Records with drawing code
========================================

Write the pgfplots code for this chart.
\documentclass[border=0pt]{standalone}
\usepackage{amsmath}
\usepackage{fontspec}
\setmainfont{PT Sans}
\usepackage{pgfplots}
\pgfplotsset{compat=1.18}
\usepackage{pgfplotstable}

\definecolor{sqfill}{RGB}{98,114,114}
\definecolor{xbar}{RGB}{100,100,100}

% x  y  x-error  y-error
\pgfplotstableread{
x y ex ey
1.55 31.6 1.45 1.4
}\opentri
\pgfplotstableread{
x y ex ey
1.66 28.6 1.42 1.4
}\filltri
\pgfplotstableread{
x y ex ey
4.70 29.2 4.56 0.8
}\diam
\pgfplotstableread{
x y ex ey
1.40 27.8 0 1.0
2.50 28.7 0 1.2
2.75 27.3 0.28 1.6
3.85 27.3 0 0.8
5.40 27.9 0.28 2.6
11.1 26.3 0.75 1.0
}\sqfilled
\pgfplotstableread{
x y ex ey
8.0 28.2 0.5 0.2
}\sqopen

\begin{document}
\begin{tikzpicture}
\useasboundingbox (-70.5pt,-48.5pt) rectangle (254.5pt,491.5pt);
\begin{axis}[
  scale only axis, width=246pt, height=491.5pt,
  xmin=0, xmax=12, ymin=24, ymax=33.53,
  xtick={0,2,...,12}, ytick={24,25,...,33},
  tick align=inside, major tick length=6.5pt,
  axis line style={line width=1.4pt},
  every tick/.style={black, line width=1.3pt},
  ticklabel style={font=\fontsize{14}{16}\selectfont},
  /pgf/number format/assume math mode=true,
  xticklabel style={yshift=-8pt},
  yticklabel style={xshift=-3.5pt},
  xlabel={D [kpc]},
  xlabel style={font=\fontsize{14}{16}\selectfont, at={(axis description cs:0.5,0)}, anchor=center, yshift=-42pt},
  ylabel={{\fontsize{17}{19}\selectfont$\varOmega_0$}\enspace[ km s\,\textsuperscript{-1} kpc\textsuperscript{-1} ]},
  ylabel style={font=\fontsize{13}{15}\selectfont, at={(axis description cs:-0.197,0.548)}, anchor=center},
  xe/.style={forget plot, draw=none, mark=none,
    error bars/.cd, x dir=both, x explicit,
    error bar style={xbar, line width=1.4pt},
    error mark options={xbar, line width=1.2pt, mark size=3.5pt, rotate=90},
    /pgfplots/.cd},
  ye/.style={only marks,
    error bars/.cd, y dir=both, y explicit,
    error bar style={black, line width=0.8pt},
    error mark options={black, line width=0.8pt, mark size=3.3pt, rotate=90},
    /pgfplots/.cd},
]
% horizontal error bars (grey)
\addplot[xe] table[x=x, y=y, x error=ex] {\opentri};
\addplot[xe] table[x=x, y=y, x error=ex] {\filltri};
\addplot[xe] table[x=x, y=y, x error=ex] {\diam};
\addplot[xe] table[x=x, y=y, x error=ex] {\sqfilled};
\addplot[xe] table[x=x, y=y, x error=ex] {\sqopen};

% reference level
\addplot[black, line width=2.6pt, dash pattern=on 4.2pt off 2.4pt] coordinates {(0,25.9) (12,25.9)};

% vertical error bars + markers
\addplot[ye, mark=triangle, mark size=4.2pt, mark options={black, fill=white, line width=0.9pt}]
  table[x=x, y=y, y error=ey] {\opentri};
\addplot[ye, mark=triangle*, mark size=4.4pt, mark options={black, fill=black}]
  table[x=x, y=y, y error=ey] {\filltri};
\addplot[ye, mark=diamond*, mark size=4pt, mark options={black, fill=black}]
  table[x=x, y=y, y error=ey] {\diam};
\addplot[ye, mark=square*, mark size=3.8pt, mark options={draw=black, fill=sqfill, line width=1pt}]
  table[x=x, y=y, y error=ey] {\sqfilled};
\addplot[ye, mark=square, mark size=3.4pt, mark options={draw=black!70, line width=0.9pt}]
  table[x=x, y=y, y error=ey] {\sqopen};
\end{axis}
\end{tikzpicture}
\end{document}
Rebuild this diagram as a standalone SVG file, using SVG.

========================================

Please list every line of the records that contains "this".

• **Task result**:
Write the pgfplots code for this chart.
Rebuild this diagram as a standalone SVG file, using SVG.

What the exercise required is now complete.